— WHAT IS NEEDED —
Begin with the first line below and retype each line exactly through the line containing "from matplotlib.ticker import". Any pictures are to be left out.

— PROVIDED MATERIAL —
= = = = =

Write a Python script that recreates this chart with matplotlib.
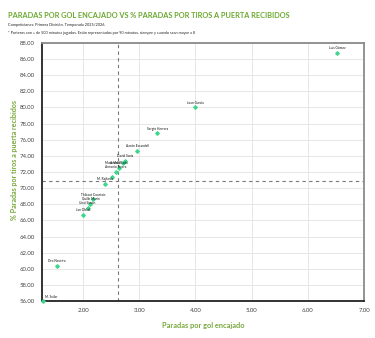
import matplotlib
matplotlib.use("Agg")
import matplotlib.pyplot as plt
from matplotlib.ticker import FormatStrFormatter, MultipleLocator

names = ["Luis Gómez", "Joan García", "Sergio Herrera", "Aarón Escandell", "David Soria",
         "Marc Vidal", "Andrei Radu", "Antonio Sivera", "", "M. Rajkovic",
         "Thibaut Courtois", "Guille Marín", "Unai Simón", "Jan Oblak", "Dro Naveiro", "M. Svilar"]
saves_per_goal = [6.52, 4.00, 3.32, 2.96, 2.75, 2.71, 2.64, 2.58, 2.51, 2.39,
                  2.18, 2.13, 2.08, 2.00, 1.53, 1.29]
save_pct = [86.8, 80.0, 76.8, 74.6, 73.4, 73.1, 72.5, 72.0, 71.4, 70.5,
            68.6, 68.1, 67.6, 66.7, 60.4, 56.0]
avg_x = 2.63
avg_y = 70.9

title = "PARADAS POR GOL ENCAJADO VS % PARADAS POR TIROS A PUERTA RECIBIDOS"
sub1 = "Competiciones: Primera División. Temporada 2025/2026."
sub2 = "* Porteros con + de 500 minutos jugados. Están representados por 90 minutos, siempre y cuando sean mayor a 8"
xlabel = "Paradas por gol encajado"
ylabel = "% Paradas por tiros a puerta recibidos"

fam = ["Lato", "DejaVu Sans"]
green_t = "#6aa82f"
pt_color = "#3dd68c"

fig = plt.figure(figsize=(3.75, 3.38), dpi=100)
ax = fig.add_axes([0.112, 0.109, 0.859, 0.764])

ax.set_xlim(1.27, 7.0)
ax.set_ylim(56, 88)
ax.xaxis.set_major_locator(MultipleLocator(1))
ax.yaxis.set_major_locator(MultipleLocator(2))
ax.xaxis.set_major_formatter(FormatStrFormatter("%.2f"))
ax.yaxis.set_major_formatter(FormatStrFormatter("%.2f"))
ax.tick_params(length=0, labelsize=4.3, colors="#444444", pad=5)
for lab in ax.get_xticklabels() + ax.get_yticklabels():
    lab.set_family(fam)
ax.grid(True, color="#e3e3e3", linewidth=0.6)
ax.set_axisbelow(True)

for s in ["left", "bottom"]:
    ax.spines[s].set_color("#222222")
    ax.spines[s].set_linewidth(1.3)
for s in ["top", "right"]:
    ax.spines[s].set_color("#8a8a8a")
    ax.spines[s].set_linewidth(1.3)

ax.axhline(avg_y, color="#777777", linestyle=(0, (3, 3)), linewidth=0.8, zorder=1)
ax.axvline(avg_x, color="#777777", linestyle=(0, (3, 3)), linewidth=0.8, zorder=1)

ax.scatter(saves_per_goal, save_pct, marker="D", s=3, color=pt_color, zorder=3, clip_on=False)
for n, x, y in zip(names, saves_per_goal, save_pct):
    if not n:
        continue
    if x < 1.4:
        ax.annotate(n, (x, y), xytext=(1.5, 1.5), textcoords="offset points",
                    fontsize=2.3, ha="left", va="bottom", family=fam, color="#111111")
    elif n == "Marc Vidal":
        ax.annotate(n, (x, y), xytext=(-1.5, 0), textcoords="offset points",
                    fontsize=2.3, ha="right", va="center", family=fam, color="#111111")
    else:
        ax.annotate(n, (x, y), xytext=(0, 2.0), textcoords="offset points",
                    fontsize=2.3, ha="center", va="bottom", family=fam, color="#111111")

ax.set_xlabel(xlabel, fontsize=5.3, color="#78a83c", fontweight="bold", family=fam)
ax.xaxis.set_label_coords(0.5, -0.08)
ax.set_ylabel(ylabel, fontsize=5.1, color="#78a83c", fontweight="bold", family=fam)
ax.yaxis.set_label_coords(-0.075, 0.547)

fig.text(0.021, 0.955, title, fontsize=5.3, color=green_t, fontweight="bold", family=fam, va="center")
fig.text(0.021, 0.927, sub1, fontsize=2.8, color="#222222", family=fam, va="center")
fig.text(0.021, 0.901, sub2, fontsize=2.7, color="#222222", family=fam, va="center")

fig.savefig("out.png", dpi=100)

= = = = =

— SOLVED PROBLEM —
Write a Python script that recreates this chart with matplotlib.
import matplotlib
matplotlib.use("Agg")
import matplotlib.pyplot as plt
from matplotlib.ticker import FormatStrFormatter, MultipleLocator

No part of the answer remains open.